“Todos unidos para enfrentar la crisis, sin ideologías ni partidos”: la consigna ha sido pronunciada en estos días, y no es la primera vez que la escuchamos. Creo entender que con la palabra “ideología” se quiso aludir a los intereses privados de individuos o de grupos, pero el asunto es demasiado serio para que podamos permitirnos deslices verbales ni sofismas, como el uso arbitrario de conceptos fundamentales. El de ideología, en efecto, designa universalmente las concepciones del mundo que incluyen los principios relativos a los fines del estado y los recursos legítimos para lograrlos, los valores que gobiernan todas las conductas y los criterios para diferenciar derechos y deberes, lo privado y lo público, el bien y el mal.

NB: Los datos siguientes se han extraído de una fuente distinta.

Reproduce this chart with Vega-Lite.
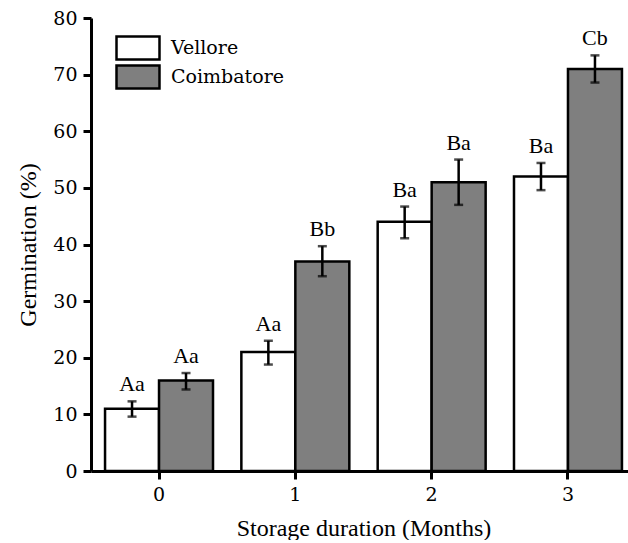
{
  "$schema": "https://vega.github.io/schema/vega-lite/v6.json",
  "width": 545,
  "height": 453,
  "padding": {"left": 16, "top": 9, "right": 0, "bottom": 0},
  "background": "white",
  "config": {
    "view": {"stroke": null},
    "font": "Liberation Serif",
    "axis": {"labelFont": "DejaVu Serif", "titleFont": "Liberation Serif", "labelColor": "black", "titleColor": "black", "titleFontWeight": "normal", "domainColor": "black", "tickColor": "black", "domainWidth": 3, "tickWidth": 3, "tickSize": 8, "grid": false, "labelFontSize": 19, "titleFontSize": 24},
    "legend": {"labelColor": "black", "labelFontSize": 19}
  },
  "data": {
    "values": [
      {"month": "0", "site": "Vellore", "germ": 11, "lo": 9.6, "hi": 12.3, "label": "Aa"},
      {"month": "0", "site": "Coimbatore", "germ": 16, "lo": 14.4, "hi": 17.3, "label": "Aa"},
      {"month": "1", "site": "Vellore", "germ": 21, "lo": 18.8, "hi": 23.0, "label": "Aa"},
      {"month": "1", "site": "Coimbatore", "germ": 37, "lo": 34.4, "hi": 39.7, "label": "Bb"},
      {"month": "2", "site": "Vellore", "germ": 44, "lo": 41.1, "hi": 46.7, "label": "Ba"},
      {"month": "2", "site": "Coimbatore", "germ": 51, "lo": 47.0, "hi": 55.0, "label": "Ba"},
      {"month": "3", "site": "Vellore", "germ": 52, "lo": 49.6, "hi": 54.4, "label": "Ba"},
      {"month": "3", "site": "Coimbatore", "germ": 71, "lo": 68.6, "hi": 73.4, "label": "Cb"}
    ]
  },
  "encoding": {
    "x": {"field": "month", "type": "nominal", "title": "Storage duration (Months)",
          "scale": {"paddingInner": 0.208, "paddingOuter": 0.103},
          "axis": {"labelAngle": 0, "labelPadding": 6, "titlePadding": 12}},
    "xOffset": {"field": "site", "type": "nominal", "sort": ["Vellore", "Coimbatore"], "scale": {"paddingInner": 0, "paddingOuter": 0}}
  },
  "layer": [
    {
      "mark": {"type": "bar", "stroke": "black", "strokeWidth": 2.5},
      "encoding": {
        "y": {"field": "germ", "type": "quantitative", "title": "Germination (%)",
              "scale": {"domain": [0, 80]},
              "axis": {"values": [0, 10, 20, 30, 40, 50, 60, 70, 80], "labelPadding": 6, "titlePadding": 12}},
        "fill": {"field": "site", "type": "nominal",
                 "scale": {"domain": ["Vellore", "Coimbatore"], "range": ["white", "#7f7f7f"]},
                 "legend": {"title": null, "orient": "none", "legendX": 35, "legendY": 18,
                            "symbolType": "M-2,-1.06H2V1.06H-2Z", "symbolSize": 462,
                            "symbolStrokeColor": "black", "symbolStrokeWidth": 2.5, "symbolOpacity": 1,
                            "rowPadding": -15, "labelOffset": 21, "labelFontSize": 19, "labelFont": "DejaVu Serif"}}
      }
    },
    {
      "mark": {"type": "rule", "color": "black", "strokeWidth": 2.5},
      "encoding": {"y": {"field": "lo", "type": "quantitative"}, "y2": {"field": "hi"}}
    },
    {
      "mark": {"type": "tick", "color": "black", "thickness": 2.5, "size": 9},
      "encoding": {"y": {"field": "lo", "type": "quantitative"}}
    },
    {
      "mark": {"type": "tick", "color": "black", "thickness": 2.5, "size": 9},
      "encoding": {"y": {"field": "hi", "type": "quantitative"}}
    },
    {
      "mark": {"type": "text", "baseline": "bottom", "dy": -5, "fontSize": 22, "color": "black", "font": "Liberation Serif"},
      "encoding": {"y": {"field": "hi", "type": "quantitative"}, "text": {"field": "label"}}
    }
  ]
}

Una convocatoria semejante, sin embargo, parece coincidir con las tendencias mayoritarias en las fuerzas empeñadas en esa singular alianza, que suelen ser favorables a la constitución de un estado que ceda progresivamente sus tareas al mercado, en la confianza de que su “mano invisible” asuma la tarea de configurar la vida social. Tal concepción incluye siempre un proceso paulatino de despolitización de la sociedad, comenzando por la insólita, impensable y abrumadora despolitización de la política: eso es una “unidad sin ideologías”.

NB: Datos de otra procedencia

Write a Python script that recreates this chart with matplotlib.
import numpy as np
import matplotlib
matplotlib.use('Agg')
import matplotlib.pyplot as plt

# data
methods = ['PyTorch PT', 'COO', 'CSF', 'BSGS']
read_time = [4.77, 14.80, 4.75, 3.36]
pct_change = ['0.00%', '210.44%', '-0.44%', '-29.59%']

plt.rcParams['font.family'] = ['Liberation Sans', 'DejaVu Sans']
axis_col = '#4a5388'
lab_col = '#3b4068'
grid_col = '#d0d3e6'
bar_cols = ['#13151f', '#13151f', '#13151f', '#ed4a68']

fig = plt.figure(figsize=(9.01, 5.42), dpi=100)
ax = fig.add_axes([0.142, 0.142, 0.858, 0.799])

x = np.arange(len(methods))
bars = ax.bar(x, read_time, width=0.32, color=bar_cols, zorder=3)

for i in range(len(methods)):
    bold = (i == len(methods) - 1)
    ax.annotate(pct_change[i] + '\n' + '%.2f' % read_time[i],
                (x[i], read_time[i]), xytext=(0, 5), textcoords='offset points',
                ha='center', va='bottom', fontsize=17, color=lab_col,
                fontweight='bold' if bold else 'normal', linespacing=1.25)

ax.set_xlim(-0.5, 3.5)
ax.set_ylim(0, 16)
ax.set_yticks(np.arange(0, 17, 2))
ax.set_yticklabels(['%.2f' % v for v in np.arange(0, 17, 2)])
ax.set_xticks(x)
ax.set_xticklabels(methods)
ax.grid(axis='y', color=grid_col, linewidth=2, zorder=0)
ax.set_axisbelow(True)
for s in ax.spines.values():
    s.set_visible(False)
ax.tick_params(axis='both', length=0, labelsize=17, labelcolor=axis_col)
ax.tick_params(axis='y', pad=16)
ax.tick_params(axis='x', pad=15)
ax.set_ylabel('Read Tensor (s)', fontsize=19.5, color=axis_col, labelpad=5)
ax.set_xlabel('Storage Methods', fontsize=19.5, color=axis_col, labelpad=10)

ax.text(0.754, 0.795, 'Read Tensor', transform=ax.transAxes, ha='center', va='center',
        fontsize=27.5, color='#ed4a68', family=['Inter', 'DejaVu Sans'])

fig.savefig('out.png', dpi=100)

Muchos piensan, desde luego, que una despolitización general es saludable porque elimina los gérmenes de todas las discordias, pero olvidan que la politicidad, o capacidad de dar forma a la vida social, es el carácter esencial del ser humano, el que le separa de la escala zoológica: renunciar a él es caer en la deshumanización. Piensan que el libre juego del mercado es positivo, porque permitirá superar la crisis, ya que las empresas ganarán más y producirán mejor, ampliarán su oferta y aumentará al consumo, los trabajadores alcanzarán aumentos salariales (sin recordar que siempre se los mide con gotero), y tendremos la felicidad a nuestro alcance. Pero en la larga duración y a escala planetaria, el panorama es distinto: los cinco siglos que ha durado el imperio del capital han concentrado el bienestar en una quinta parte de la humanidad mientras ha multiplicado la miseria, el hambre, la enfermedad, la ignorancia y la muerte en las cuatro quintas partes, entre Asia, África y América Latina. La destrucción de la naturaleza y el genocidio (una de cuyas consecuencias es la ola de gigantescas migraciones que hoy preocupan al mundo), son el saldo en el balance del paraíso capitalista. Razón tenía Rosa Luxemburgo cuando afirmaba, al comenzar al siglo XX, que para nuestro tiempo no hay más que una alternativa: transformación total o catástrofe.
Hay que precaver, sin embargo, las transformaciones aparentes. En la historia de los últimos siglos han surgido varias veces en diversas sociedades, ofreciendo como el Reich paraísos milenarios y exhibiendo ante el mundo “milagros” prodigiosos. La situación actual y el porvenir inmediato de nuestra sociedad no admiten espejismos de esa clase.